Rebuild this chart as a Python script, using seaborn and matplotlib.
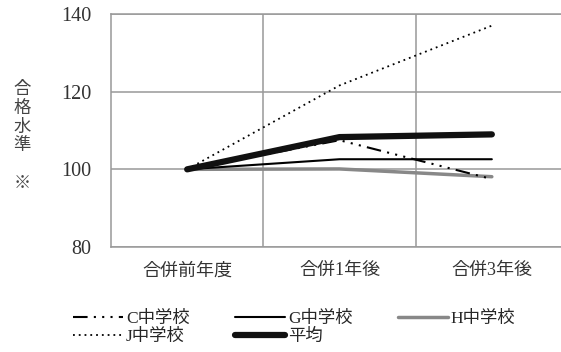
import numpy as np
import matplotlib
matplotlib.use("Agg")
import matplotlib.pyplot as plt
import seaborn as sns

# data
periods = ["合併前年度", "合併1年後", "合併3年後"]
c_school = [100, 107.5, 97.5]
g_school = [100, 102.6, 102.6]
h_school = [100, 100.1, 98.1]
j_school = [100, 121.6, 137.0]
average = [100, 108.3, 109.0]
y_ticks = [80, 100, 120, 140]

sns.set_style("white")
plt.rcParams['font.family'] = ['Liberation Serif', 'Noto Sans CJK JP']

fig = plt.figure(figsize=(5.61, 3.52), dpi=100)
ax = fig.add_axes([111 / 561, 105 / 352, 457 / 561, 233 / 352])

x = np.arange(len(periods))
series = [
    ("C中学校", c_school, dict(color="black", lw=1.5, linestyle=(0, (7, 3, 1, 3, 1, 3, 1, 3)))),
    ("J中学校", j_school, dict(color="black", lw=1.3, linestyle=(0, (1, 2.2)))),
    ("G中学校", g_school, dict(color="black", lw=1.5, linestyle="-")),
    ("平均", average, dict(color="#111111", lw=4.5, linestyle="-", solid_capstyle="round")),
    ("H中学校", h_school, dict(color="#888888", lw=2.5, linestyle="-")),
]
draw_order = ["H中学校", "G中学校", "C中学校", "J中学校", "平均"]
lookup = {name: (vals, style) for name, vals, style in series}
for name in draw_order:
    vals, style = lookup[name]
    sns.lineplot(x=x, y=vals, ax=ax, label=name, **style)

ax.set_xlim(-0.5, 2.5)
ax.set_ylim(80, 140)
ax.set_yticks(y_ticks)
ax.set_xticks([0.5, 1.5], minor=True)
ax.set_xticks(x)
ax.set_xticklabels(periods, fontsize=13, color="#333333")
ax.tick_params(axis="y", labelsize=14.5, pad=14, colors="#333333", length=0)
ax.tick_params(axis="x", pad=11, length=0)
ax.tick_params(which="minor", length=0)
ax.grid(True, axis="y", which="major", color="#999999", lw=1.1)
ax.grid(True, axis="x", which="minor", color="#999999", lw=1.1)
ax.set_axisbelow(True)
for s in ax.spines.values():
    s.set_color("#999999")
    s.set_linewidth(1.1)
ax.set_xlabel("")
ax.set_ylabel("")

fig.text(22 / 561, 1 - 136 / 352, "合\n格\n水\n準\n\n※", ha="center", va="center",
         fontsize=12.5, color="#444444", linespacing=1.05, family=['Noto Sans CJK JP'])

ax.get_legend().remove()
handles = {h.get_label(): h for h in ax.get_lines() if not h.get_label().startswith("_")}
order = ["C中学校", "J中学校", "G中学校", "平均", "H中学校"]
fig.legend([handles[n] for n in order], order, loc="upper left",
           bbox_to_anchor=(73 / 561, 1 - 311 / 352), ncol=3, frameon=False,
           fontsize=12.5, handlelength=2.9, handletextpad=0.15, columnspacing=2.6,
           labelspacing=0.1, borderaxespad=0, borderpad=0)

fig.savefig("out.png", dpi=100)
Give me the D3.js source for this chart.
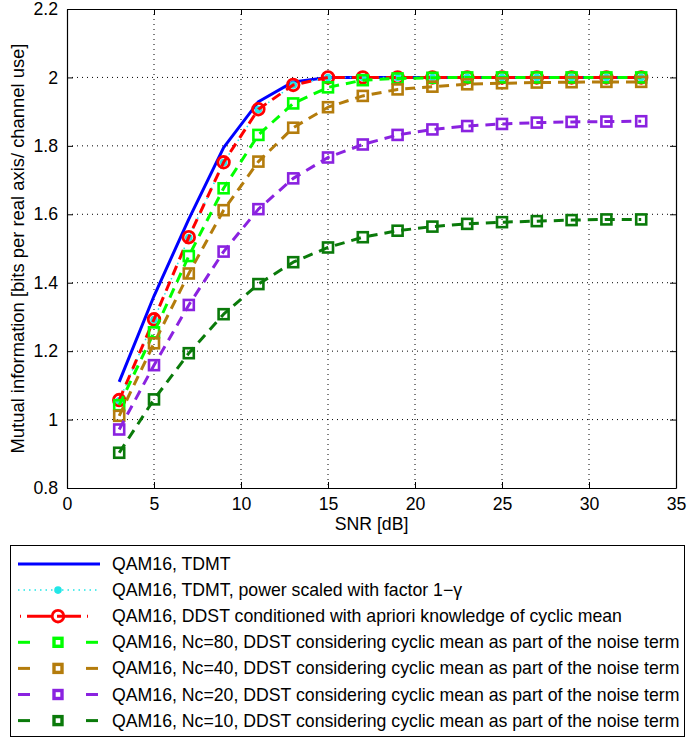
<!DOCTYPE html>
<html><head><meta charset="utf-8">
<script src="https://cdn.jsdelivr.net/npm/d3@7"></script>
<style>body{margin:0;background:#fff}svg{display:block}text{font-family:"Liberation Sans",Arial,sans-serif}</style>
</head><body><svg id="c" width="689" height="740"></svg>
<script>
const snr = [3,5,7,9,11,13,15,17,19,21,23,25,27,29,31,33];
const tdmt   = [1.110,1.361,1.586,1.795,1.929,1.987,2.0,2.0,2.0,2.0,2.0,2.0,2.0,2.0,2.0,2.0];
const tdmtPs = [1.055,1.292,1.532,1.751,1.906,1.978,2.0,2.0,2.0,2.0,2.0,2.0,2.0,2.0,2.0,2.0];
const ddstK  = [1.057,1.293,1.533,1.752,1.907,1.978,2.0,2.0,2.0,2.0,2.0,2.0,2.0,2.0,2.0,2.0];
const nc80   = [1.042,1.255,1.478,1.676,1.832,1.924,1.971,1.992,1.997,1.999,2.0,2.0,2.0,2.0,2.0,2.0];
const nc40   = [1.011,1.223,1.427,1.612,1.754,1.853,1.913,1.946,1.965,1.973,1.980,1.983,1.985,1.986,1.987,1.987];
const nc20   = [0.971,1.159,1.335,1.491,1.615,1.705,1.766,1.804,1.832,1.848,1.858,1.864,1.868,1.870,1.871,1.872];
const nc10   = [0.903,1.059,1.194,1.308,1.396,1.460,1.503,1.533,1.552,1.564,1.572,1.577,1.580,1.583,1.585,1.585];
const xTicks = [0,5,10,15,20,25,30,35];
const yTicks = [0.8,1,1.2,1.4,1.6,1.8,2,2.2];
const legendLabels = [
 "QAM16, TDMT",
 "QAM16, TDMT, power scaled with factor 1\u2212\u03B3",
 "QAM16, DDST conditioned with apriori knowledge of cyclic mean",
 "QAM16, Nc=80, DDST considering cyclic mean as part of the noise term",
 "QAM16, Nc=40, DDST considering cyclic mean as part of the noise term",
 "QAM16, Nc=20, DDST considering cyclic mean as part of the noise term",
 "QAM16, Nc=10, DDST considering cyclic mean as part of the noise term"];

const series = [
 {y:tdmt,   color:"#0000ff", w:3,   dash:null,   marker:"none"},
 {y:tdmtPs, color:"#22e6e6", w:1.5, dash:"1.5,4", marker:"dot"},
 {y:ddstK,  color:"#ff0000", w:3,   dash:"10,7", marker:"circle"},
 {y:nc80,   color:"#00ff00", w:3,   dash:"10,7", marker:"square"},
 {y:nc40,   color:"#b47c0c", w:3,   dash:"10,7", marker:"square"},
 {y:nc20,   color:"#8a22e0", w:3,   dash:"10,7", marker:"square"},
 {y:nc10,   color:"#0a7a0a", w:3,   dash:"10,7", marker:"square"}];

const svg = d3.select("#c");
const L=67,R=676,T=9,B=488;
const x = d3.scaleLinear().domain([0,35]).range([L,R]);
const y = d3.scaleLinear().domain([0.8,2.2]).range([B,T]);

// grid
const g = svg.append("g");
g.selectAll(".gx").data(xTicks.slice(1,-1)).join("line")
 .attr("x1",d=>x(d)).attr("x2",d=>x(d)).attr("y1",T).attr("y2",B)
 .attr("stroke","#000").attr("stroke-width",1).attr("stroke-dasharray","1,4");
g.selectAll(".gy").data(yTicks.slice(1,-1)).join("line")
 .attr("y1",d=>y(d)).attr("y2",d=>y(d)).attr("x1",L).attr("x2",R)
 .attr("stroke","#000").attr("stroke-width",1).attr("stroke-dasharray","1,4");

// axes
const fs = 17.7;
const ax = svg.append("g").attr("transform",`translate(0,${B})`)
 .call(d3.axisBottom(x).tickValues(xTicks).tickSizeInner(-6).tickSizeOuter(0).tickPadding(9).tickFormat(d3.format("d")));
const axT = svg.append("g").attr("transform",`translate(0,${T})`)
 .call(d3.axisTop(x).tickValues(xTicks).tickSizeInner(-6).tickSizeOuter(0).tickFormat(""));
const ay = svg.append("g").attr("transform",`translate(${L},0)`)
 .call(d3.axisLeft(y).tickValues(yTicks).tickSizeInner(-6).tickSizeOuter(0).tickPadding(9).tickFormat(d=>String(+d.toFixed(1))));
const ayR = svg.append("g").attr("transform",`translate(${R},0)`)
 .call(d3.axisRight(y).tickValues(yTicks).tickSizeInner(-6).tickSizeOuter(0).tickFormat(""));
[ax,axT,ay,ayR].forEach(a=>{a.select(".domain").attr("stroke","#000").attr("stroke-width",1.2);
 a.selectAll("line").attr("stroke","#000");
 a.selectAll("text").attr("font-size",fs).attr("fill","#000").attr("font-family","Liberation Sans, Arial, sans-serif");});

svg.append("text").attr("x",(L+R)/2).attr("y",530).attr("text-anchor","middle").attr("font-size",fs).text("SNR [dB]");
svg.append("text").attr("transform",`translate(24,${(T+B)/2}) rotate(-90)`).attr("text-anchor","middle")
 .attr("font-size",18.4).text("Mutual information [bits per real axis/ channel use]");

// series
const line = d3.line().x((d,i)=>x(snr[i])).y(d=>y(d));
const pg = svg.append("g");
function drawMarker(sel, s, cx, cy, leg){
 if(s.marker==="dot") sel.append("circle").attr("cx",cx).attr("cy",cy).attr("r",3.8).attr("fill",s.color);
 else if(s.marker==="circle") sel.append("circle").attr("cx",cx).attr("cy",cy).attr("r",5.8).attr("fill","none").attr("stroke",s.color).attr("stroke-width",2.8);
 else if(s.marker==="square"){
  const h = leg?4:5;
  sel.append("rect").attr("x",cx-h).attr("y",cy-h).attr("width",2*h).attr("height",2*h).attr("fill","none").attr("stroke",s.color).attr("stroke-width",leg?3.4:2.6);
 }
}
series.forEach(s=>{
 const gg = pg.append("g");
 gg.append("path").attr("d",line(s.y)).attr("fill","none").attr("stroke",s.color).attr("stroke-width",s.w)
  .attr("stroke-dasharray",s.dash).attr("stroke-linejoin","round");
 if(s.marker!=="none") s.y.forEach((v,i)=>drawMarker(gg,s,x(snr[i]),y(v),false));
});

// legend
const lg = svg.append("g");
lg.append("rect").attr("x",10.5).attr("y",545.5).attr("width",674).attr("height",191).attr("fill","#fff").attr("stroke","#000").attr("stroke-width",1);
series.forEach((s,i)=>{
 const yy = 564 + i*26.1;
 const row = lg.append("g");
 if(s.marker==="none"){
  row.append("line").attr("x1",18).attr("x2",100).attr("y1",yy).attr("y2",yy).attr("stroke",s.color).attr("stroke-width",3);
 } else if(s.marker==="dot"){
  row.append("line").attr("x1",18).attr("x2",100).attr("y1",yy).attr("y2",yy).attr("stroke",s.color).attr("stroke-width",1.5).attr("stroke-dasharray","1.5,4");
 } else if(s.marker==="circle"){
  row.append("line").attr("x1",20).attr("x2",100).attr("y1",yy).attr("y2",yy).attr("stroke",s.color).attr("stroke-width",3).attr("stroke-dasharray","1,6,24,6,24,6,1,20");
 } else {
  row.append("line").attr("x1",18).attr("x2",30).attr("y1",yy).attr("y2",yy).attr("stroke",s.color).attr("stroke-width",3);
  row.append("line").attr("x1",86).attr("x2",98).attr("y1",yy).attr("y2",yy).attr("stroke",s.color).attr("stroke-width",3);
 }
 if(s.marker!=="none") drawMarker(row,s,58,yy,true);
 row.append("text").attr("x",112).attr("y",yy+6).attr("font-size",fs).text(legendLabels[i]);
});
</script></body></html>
######
• YOUR OBJECTIVE
Skip the pictures and quote each line of the entries above, from the first through the line with "ax = fig.add_axes([111", exactly as it appears.

• SOLUTION FOR THIS EXERCISE
Rebuild this chart as a Python script, using seaborn and matplotlib.
import numpy as np
import matplotlib
matplotlib.use("Agg")
import matplotlib.pyplot as plt
import seaborn as sns

# data
periods = ["合併前年度", "合併1年後", "合併3年後"]
c_school = [100, 107.5, 97.5]
g_school = [100, 102.6, 102.6]
h_school = [100, 100.1, 98.1]
j_school = [100, 121.6, 137.0]
average = [100, 108.3, 109.0]
y_ticks = [80, 100, 120, 140]

sns.set_style("white")
plt.rcParams['font.family'] = ['Liberation Serif', 'Noto Sans CJK JP']

fig = plt.figure(figsize=(5.61, 3.52), dpi=100)
ax = fig.add_axes([111 / 561, 105 / 352, 457 / 561, 233 / 352])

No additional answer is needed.